PHIL WILLIS, the Liberal Democrat vice-chair, is also his party’s front-bench spokesman on further and higher education.

Elected as member for Harrogate last year, he hopes to see the group change direction: “I feel it needs to change from being a talking shop - albeit one that is very supportive of the sector - to becoming much more proactive and setting its agenda on issues such as how the lifelong learning agenda is to be addressed.”

He points to the sector’s labour relations sore as a good example: “I think there is scope for a voice of reason to deal with both sides. The issue is too important to be left to the trade union and the employers concerned - there is no point in getting an extra 400,000 students in by 2002 if they arrive to find a demoralised system incapable of delivering real quality.”

He also wants to see the group push for the regional agenda: “I don’t think the select committee report made enough of this and I don’t see that the Government is addressing it very purposefully either.”

He believes the AOCis at a crossroads in its career: “Where it goes from here is very important.

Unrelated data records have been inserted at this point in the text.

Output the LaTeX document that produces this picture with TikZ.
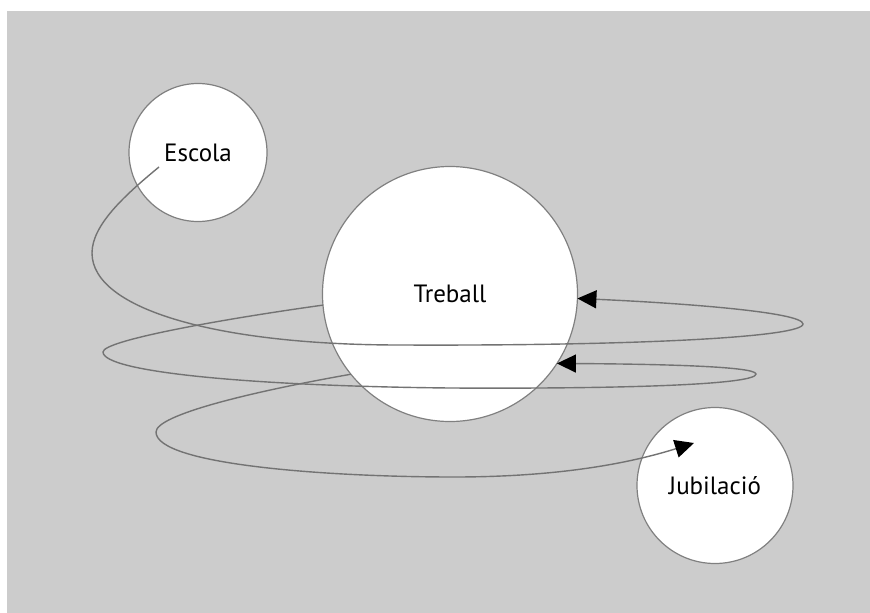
\documentclass[tikz,border=0pt]{standalone}
\usepackage{fontspec}
\setmainfont{PT Sans}
\usetikzlibrary{arrows.meta}
\usetikzlibrary{calc}

\begin{document}
\begin{tikzpicture}[x=1pt,y=-1pt,
  etapa/.style={circle,draw=CircleGray,fill=white,line width=1.2pt,inner sep=0pt,outer sep=0pt,
    font=\fontsize{25}{30}\selectfont},
  cami/.style={draw=LineGray,line width=1.4pt},
  fletxa/.style={cami,-{Triangle[length=19pt,width=18pt,color=black]}}]
\definecolor{BackGray}{gray}{0.8}
\definecolor{CircleGray}{gray}{0.5}
\definecolor{LineGray}{gray}{0.45}

\useasboundingbox (0,0) rectangle (870,613);
\fill[BackGray] (7,11) rectangle (870,613);

% les tres etapes
\node[etapa,minimum size=138pt] (Escola) at (198,152.5) {Escola};
\node[etapa,minimum size=255pt] (Treball) at (450,294) {Treball};
\node[etapa,minimum size=156pt] (Jubilacio) at (715,485.5) {Jubilació};

\coordinate (inici) at ($(Escola)+(-39,14.5)$);
\coordinate (final) at ($(Jubilacio)+(-21,-42.5)$);

% primer bucle
\draw[fletxa] (inici) .. controls (125,195) and (92,225) .. (92,253)
  .. controls (92,310) and (220,345) .. (400,345)
  .. controls (640,346) and (803,337) .. (803,324)
  .. controls (803,312) and (680,303) .. (Treball.-2);

% segon bucle
\draw[fletxa] (Treball.185) .. controls (230,318) and (103,340) .. (103,352)
  .. controls (103,372) and (250,386) .. (450,388)
  .. controls (640,389) and (756,384) .. (756,374)
  .. controls (756,366) and (650,364) .. (Treball.-33);

% cap a la jubilacio
\draw[fletxa] (Treball.219) .. controls (250,392) and (156,415) .. (156,432)
  .. controls (156,465) and (330,477) .. (454,477)
  .. controls (570,477) and (640,460) .. (final);

\end{tikzpicture}
\end{document}
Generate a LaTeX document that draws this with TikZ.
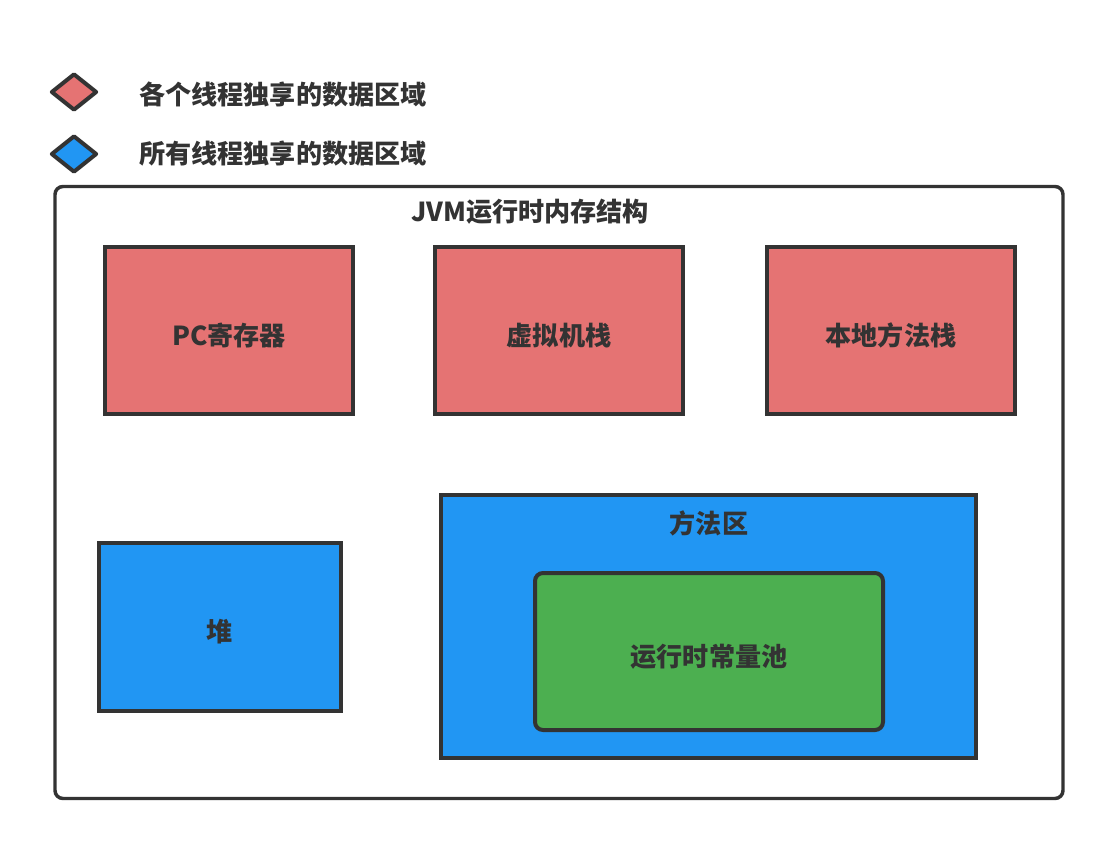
\documentclass[tikz,border=0pt]{standalone}
\usepackage{fontspec}
\setmainfont{Noto Sans CJK SC}
\usepackage{tikz}
\usetikzlibrary{shapes.geometric}
\usetikzlibrary{positioning}
\definecolor{privred}{HTML}{E57373}
\definecolor{sharedblue}{HTML}{2196F3}
\definecolor{poolgreen}{HTML}{4CAF50}
\definecolor{inkgray}{HTML}{333333}
\tikzset{
  label text/.style={text=inkgray, font=\bfseries\fontsize{19.6}{23}\selectfont, inner sep=0pt},
  region/.style 2 args={
    draw=inkgray, line width=3pt, label text, text height=22pt, text depth=0pt,
    minimum width=#1*0.75pt, minimum height=#2*0.75pt
  },
  legendkey/.style={
    diamond, draw=inkgray, line width=3pt, line join=round, inner sep=0pt,
    minimum width=46*0.75pt, minimum height=37*0.75pt
  }
}

\begin{document}
\begin{tikzpicture}[x=0.75pt, y=-0.75pt]
  \useasboundingbox (0,0) rectangle (1114,850);

  % Legend
  \node[legendkey, fill=privred] (privkey) at (74,92) {};
  \node[legendkey, fill=sharedblue] (sharedkey) at (74,154) {};
  \node[label text, anchor=west, right=30pt of privkey, yshift=-2pt] (privtext) {各个线程独享的数据区域};
  \node[label text, anchor=west, right=30pt of sharedkey] (sharedtext) {所有线程独享的数据区域};

  % Outer frame
  \node[region={1008}{612}, line width=2.6pt, rounded corners=6pt] (jvm) at (559,492.5) {};
  \node[label text] (jvmtitle) at (530,212) {JVM运行时内存结构};

  % Thread-private areas
  \node[region={248}{167}, fill=privred] (pcreg) at (229,330.5) {PC寄存器};
  \node[region={248}{167}, fill=privred] (vmstack) at (559,330.5) {虚拟机栈};
  \node[region={248}{167}, fill=privred] (nativestack) at (891,330.5) {本地方法栈};

  % Shared areas
  \node[region={242}{168}, fill=sharedblue] (heap) at (220,627) {堆};
  \node[region={535}{263}, fill=sharedblue] (methodarea) at (708.5,626.5) {};
  \node[label text] (methodtitle) at (709,523) {方法区};
  \node[region={348}{157}, fill=poolgreen, rounded corners=6pt] (constpool) at (709,651.5) {运行时常量池};

\end{tikzpicture}
\end{document}
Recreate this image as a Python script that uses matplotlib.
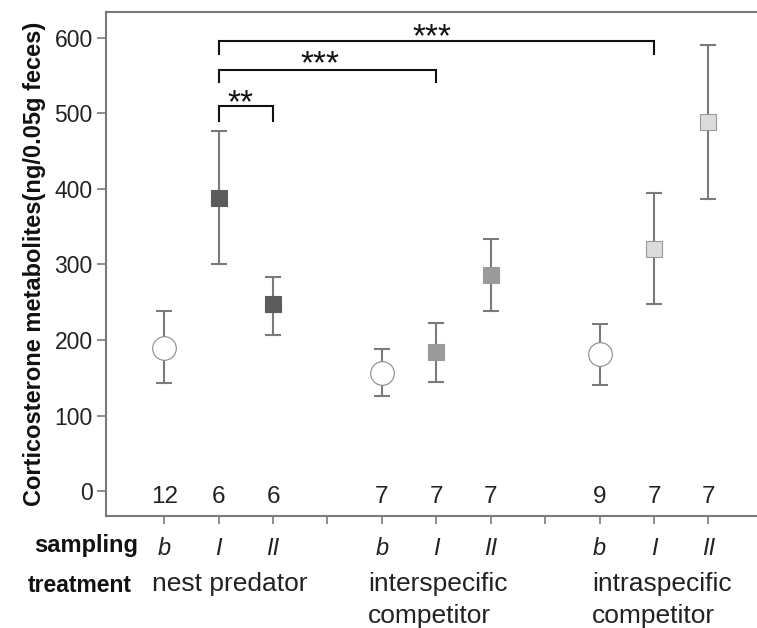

In the 1993-7 period under Roger Ward it had a well-defined role as a very market-orientated right-wing body, and whatever one thinks of Roger Ward it delivered that agenda effectively.

Since he left it has been in a period of purdah and mourning, but now it has to come to terms with the change of government and play a more proactive role on national issues, Mr Willis believes. It can’t just sit back and say decisions are up to colleges as separate incorporated bodies and commercial enterprises. That isn’t adequate any more.